***** Data *****

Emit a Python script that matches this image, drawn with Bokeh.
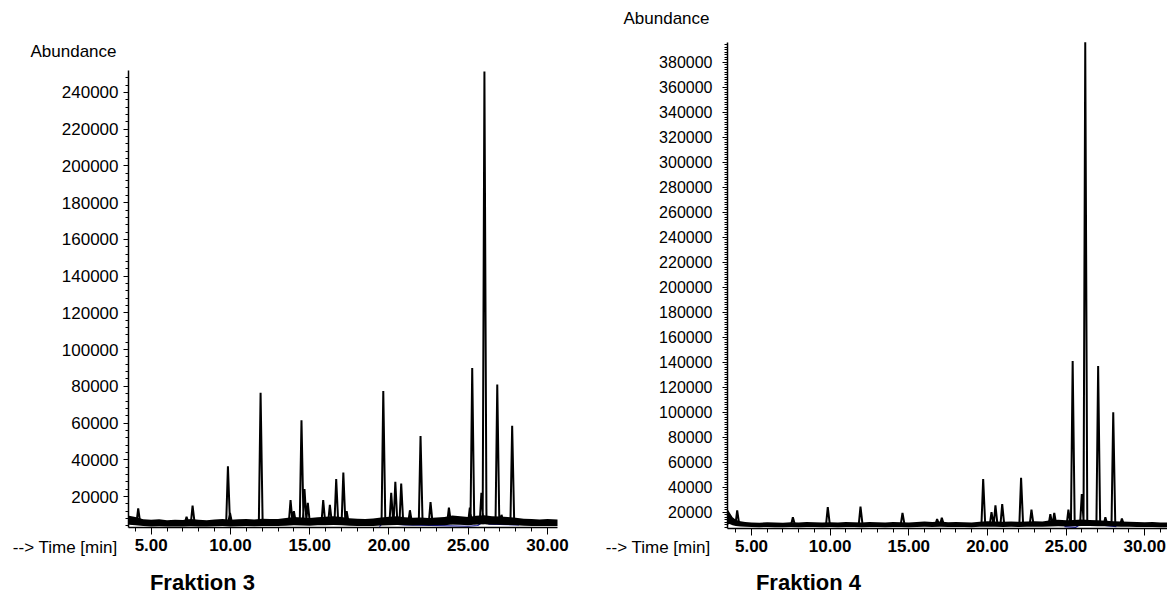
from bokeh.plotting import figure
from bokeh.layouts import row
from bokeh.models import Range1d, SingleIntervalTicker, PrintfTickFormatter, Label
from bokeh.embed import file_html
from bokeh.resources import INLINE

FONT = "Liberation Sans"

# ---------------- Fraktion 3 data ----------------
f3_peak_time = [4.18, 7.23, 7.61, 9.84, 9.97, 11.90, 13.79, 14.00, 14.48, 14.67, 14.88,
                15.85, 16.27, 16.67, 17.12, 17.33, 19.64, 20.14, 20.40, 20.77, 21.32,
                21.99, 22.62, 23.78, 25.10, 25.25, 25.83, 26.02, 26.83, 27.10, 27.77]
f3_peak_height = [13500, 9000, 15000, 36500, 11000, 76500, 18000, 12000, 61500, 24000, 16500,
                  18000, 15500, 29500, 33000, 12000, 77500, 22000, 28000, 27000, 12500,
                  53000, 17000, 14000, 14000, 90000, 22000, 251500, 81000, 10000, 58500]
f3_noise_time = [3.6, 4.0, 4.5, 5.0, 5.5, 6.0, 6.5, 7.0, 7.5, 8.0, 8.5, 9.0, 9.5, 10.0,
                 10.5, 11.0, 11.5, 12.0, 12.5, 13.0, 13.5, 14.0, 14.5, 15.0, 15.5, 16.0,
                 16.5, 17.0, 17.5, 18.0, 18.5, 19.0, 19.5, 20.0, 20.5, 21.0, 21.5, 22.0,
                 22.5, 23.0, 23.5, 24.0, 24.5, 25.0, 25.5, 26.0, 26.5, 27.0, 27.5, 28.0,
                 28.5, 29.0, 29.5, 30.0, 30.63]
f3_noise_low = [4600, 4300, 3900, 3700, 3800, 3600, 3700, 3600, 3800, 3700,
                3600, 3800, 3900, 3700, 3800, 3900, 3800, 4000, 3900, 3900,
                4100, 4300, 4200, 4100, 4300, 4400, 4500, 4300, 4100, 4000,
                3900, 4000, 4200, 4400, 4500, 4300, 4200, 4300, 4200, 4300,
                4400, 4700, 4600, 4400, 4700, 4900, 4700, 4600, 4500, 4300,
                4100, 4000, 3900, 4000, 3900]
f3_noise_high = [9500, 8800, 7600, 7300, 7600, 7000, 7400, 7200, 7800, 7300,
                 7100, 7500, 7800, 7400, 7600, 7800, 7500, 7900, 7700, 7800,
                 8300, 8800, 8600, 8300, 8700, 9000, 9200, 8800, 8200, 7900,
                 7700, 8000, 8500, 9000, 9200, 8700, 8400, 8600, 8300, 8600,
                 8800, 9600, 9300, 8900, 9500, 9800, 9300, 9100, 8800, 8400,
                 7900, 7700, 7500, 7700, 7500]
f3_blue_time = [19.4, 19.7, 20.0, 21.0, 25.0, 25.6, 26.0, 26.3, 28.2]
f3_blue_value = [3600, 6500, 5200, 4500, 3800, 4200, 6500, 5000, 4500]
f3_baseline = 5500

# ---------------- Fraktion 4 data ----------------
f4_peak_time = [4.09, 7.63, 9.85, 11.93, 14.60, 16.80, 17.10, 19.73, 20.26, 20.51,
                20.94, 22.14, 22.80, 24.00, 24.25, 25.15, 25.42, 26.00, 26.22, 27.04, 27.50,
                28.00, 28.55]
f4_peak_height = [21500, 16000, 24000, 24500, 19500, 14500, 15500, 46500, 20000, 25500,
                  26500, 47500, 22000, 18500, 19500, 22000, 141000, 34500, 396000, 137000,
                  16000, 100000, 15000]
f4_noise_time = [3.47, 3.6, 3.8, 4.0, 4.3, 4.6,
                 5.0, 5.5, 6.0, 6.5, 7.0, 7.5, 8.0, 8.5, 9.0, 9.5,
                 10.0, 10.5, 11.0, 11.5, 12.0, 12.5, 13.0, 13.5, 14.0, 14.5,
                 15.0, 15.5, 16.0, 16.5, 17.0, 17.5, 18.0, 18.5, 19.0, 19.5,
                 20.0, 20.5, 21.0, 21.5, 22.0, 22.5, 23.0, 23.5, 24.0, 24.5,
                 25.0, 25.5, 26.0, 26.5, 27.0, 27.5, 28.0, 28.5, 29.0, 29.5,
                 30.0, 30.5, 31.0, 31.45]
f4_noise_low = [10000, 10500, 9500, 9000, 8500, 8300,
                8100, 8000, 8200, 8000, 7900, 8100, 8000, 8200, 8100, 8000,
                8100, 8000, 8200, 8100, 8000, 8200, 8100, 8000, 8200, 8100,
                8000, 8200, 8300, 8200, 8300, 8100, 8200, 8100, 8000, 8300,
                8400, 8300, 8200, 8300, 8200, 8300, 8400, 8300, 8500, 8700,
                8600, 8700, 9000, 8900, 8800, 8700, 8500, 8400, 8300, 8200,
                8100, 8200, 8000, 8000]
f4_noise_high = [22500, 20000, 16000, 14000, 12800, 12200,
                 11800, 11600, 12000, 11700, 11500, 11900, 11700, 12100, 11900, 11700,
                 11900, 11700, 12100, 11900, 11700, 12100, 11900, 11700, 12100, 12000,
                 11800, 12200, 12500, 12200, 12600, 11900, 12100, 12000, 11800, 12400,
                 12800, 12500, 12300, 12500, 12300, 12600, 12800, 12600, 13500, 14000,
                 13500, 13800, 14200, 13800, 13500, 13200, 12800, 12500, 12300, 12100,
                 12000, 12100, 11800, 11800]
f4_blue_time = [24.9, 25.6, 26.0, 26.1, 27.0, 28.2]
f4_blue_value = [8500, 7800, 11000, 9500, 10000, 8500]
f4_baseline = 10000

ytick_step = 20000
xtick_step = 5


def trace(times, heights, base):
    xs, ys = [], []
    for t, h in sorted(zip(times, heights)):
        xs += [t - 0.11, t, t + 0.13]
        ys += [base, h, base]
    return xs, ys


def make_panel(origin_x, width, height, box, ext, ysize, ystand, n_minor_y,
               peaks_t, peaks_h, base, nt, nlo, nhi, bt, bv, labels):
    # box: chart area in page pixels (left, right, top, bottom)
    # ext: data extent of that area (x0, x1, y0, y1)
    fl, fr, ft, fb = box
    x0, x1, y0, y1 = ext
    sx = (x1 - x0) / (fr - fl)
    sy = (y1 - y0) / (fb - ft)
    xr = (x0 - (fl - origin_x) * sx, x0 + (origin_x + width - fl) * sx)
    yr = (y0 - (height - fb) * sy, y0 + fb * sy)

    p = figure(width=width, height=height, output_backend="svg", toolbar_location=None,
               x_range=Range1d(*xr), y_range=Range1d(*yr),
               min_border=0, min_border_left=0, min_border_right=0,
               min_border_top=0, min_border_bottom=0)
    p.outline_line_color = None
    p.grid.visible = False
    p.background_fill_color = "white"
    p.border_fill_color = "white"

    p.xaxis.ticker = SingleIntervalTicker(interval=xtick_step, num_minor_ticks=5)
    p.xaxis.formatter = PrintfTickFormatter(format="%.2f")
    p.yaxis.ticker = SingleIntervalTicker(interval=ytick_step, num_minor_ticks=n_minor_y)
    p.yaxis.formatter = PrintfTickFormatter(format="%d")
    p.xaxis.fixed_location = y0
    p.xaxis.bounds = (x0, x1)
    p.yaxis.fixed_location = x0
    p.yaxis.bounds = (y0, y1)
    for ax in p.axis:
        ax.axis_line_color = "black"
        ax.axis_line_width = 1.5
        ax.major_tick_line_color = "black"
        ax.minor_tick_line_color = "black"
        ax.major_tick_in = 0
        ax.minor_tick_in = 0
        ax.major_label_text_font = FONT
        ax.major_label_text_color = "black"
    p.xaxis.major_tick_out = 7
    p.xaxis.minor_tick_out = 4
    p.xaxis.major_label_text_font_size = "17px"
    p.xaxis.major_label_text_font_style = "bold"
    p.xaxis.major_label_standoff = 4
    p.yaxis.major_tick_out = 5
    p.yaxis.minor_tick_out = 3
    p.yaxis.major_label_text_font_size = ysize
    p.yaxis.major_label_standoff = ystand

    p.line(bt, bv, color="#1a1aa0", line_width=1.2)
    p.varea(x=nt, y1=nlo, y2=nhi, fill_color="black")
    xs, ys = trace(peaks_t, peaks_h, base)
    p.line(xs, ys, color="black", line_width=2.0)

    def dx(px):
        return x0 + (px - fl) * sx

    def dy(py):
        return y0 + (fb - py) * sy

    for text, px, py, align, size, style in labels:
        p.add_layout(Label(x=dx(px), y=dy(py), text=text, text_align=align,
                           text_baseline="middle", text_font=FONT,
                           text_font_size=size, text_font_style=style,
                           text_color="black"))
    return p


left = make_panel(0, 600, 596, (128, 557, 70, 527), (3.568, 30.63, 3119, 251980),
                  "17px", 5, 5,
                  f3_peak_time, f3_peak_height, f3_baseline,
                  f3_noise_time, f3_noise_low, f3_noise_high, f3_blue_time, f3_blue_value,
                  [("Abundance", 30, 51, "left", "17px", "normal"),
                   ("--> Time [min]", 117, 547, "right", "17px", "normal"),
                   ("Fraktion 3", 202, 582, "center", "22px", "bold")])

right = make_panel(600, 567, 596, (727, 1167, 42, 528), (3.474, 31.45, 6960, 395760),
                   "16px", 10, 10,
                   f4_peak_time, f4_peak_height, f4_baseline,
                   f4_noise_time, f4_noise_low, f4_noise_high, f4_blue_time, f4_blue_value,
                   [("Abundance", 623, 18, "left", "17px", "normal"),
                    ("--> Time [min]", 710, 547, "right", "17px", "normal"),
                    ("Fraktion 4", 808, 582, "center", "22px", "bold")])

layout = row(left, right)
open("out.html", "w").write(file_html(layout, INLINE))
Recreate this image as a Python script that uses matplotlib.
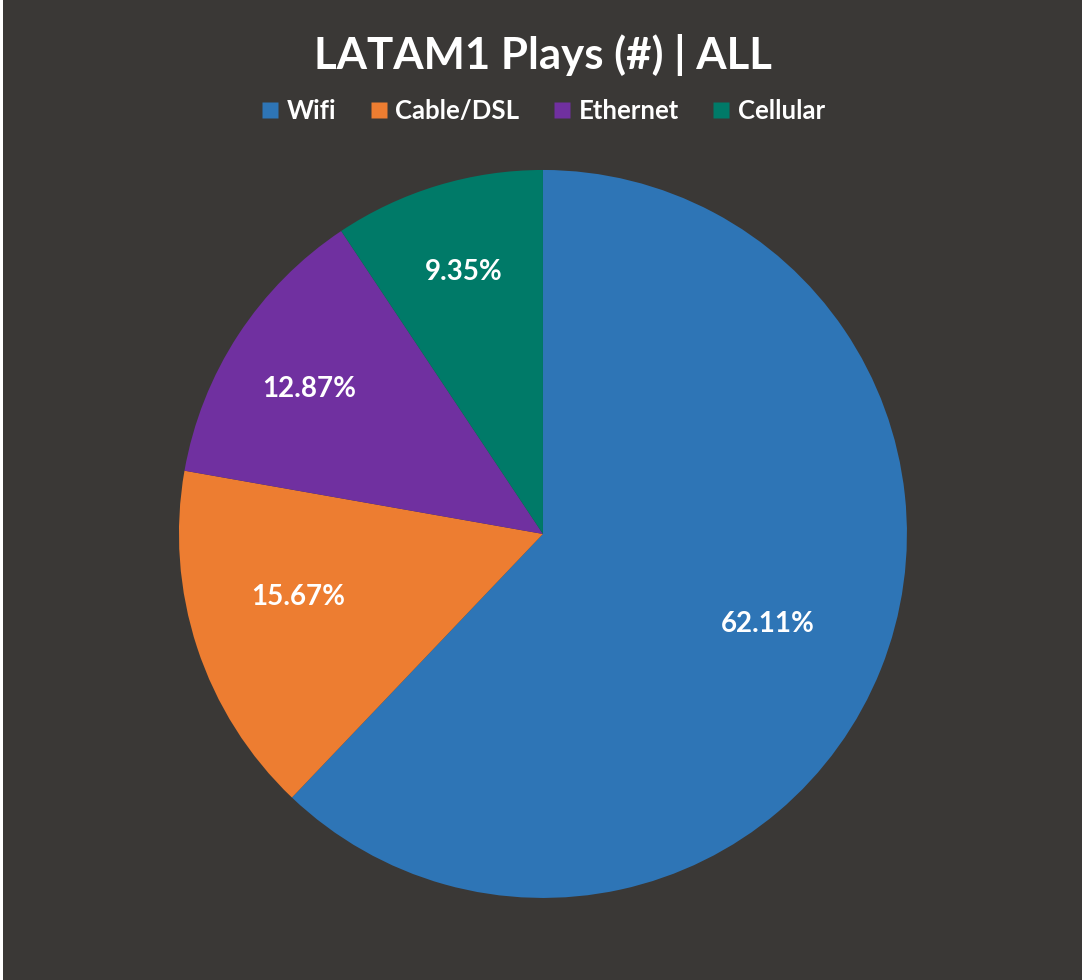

*****

Work to do: Tally the lines containing "this". Provide the number without any other words.

Complete response: 2